When patients enter a hospital for surgery, patients trust the surgeon and staff to treat the complication that requires operation. When the incompetence of hospital staff causes a patient to have an improper amputation, it is a shocking example of malpractice. While improper amputations are rare, malpractice of this magnitude can be life altering. Experienced medical malpractice attorneys may be able to assist patients that have had improper amputations in recovering compensation for medical costs, lost wages, and pain and suffering.
Types of Improper Amputation
Any body part that can be amputated can be improperly amputated, including:
Causes of Improper Amputation
In some cases, a miscommunication between the referring physician and the surgeon is the cause of improper amputation. In other cases, the incompetence of a surgeon or surgical team may cause the wrong body part to be amputated. In rare cases, an amputation is performed because of life-threatening complications that occur during surgery. If an improper amputation is performed because of complications, the case may become more complicated than amputations that are a result of physician error.
Proving negligence in the case of an improper amputation is similar to proving negligence in other cases. The patient must show that there was a doctor/patient relationship that implied a duty of care. The patient must then show how that duty of care was breached and how that breach caused harm. In the case of physician error, medical records denoting the condition that the patient entered surgery for and evidence showing the improper amputation that occurred during the surgery may help to prove negligence.
Surgery Resulting from Complications
When an improper amputation was performed due to life-threatening complications that occurred during the surgery, it may or may not be considered negligence. A deciding factor in these types of cases is the physician’s duty to inform. If the physician informed the patient of the possible risks inherent in the surgery, including the possible need to amputate, it may not be considered negligence. If the patient was not informed of these risks, it may be considered a breach of duty.
Improper Amputation Complications
Amputations have a risk of complications, including osteoporosis and osteoarthritis. Lower limb amputations may also cause back pain and other complications due to ill-fitting prosthetics. If complications arise from an improper amputation, the medical facility and the operating staff may be liable for all medical costs associated with those complications.

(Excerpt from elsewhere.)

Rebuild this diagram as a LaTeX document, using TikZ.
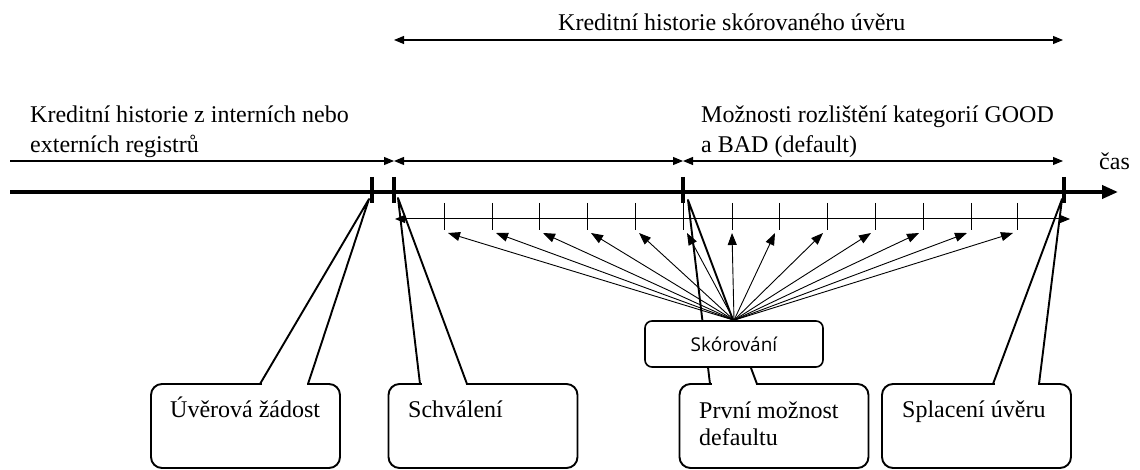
\documentclass[tikz,border=0pt]{standalone}
\usepackage{fontspec}
\setmainfont{Liberation Serif}
\newfontfamily\skfont{Open Sans}
\usetikzlibrary{arrows.meta}
\newcommand\twoln[2]{\begin{tabular}[t]{@{}l@{}}#1\\#2\end{tabular}}
\begin{document}
\begin{tikzpicture}[x=1pt,y=-1pt,
  txt/.style={anchor=base west,inner sep=0pt,font=\fontsize{24}{30}\selectfont},
  boxtxt/.style={anchor=base west,inner sep=0pt,font=\fontsize{24}{27}\selectfont},
  timeaxis/.style={line width=3.8pt,-{Triangle[length=16pt,width=13pt]}},
  bigtick/.style={line width=4.6pt},
  smalltick/.style={line width=1pt},
  span/.style={line width=1.1pt,{Triangle[length=10pt,width=8pt]}-{Triangle[length=10pt,width=8pt]}},
  spanr/.style={line width=1.1pt,-{Triangle[length=10pt,width=8pt]}},
  scoreline/.style={line width=1pt,{Triangle[length=10pt,width=8pt]}-{Triangle[length=10pt,width=8pt]}},
  fan/.style={line width=0.9pt,-{Triangle[length=12pt,width=9pt]}},
  callbox/.style={draw,line width=1.9pt,rounded corners=11pt,minimum width=189pt,minimum height=84pt,inner sep=0pt,fill=white},
  wedge/.style={line width=1.9pt,line join=round},
  skbox/.style={draw,line width=1.6pt,rounded corners=7pt,minimum width=178pt,minimum height=46pt,inner sep=0pt,fill=white,font=\skfont\fontsize{19}{22}\selectfont}
]
\useasboundingbox (0,0) rectangle (1140,470);

% top span
\coordinate (h0) at (394,40);
\coordinate (h1) at (1063,40);
\draw[span] (h0) -- (h1);
\node[txt] (top) at (558,31) {Kreditní historie skórovaného úvěru};

% second row spans
\coordinate (s0) at (10,161);
\coordinate (s1) at (394,161);
\coordinate (s2) at (683,161);
\coordinate (s3) at (1063,161);
\draw[spanr] (s0) -- (s1);
\draw[span] (s1) -- (s2);
\draw[span] (s2) -- (s3);
\node[txt] (reg) at (30,123) {\twoln{Kreditní historie z interních nebo}{externích registrů}};
\node[txt] (gb) at (701,123) {\twoln{Možnosti rozlištění kategorií GOOD}{a BAD (default)}};

% time axis
\coordinate (ax0) at (10,192);
\coordinate (ax1) at (1118,192);
\draw[timeaxis] (ax0) -- (ax1);
\node[txt] (cas) at (1099,170) {čas};
\foreach \x in {372,394,683,1064} {\draw[bigtick] (\x,177) -- (\x,203);}

% scoring line and its ticks
\coordinate (l0) at (395,219);
\coordinate (l1) at (1070,219);
\draw[scoreline] (l0) -- (l1);
\foreach \i/\x in {1/444,2/492,3/539,4/587,5/635,6/683,7/732,8/779,9/827,10/875,11/923,12/971,13/1017}
  {\coordinate (t\i) at (\x,230); \draw[smalltick] (\x,203) -- (t\i);}

% fan targets
\foreach \i/\x in {1/448,2/496,3/543,4/591,5/639,6/687,7/732,8/775,9/823,10/871,11/919,12/967,13/1013}
  {\coordinate (f\i) at (\x,233);}

% callouts
\node[callbox] (bA) at (245.5,426) {};
\node[callbox] (bB) at (483,426) {};
\node[callbox] (bC) at (774,426) {};
\node[callbox] (bD) at (976.5,426) {};
\coordinate (pA) at (369,199);
\coordinate (pB) at (398,198);
\coordinate (pC) at (688,200);
\coordinate (pD) at (1062,199);
\foreach \b/\p/\xa/\xb in {A/pA/260/308,B/pB/420/467,C/pC/710/757,D/pD/993/1039}{
  \fill[white] (\xa+1.5,381.5) rectangle (\xb-1.5,386.5);
  \draw[wedge] (\xa,384) -- (\p) -- (\xb,384);
}
\node[boxtxt] (tA) at (170,417) {Úvěrová žádost};
\node[boxtxt] (tB) at (408,417) {Schválení};
\node[boxtxt] (tC) at (699,418) {\twoln{První možnost}{defaultu}};
\node[boxtxt] (tD) at (902,417) {Splacení úvěru};

% scoring box and fan
\node[skbox] (sk) at (734,344) {Skórování};
\foreach \i in {1,...,13} {\draw[fan] (sk.north) -- (f\i);}
\end{tikzpicture}
\end{document}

Improper Amputation Liability
When acts of gross negligence such as improper amputation occur, the hospital is typically held vicariously liable. Depending on the details of the case, the operating surgeon and referring physician may also be liable. If the actions of nurses or other hospital staff during the surgery contributed to the improper amputation, these parties may also be held accountable for negligence.
Improper Amputation Compensation
Compensation for improper amputation may be more complicated than other types of medical malpractice cases. High quality prosthetic limbs may be much more expensive than lower quality prosthetics. Depending upon the circumstances of the case, a court may allow a patient to be compensated for higher quality prosthetics. The patient may also be compensated for future medical costs stemming from the improper amputation.
Lost Future Wages
Amputations often render patients unable to perform past job duties. An experienced medical malpractice attorney may be able to help a patient prove that the same wages cannot be achieved without the use of the body part that was amputated, if applicable. If this is the case, the hospital may be liable for covering the cost of the patient’s expected future wages.
Loss of Consortium
In some cases, family members of improper amputation victims may be able to collect damages for a loss of consortium. This depends upon the body part that was amputated and the details of the family relationship. The ability to collect damages for loss of consortium may vary between jurisdictions.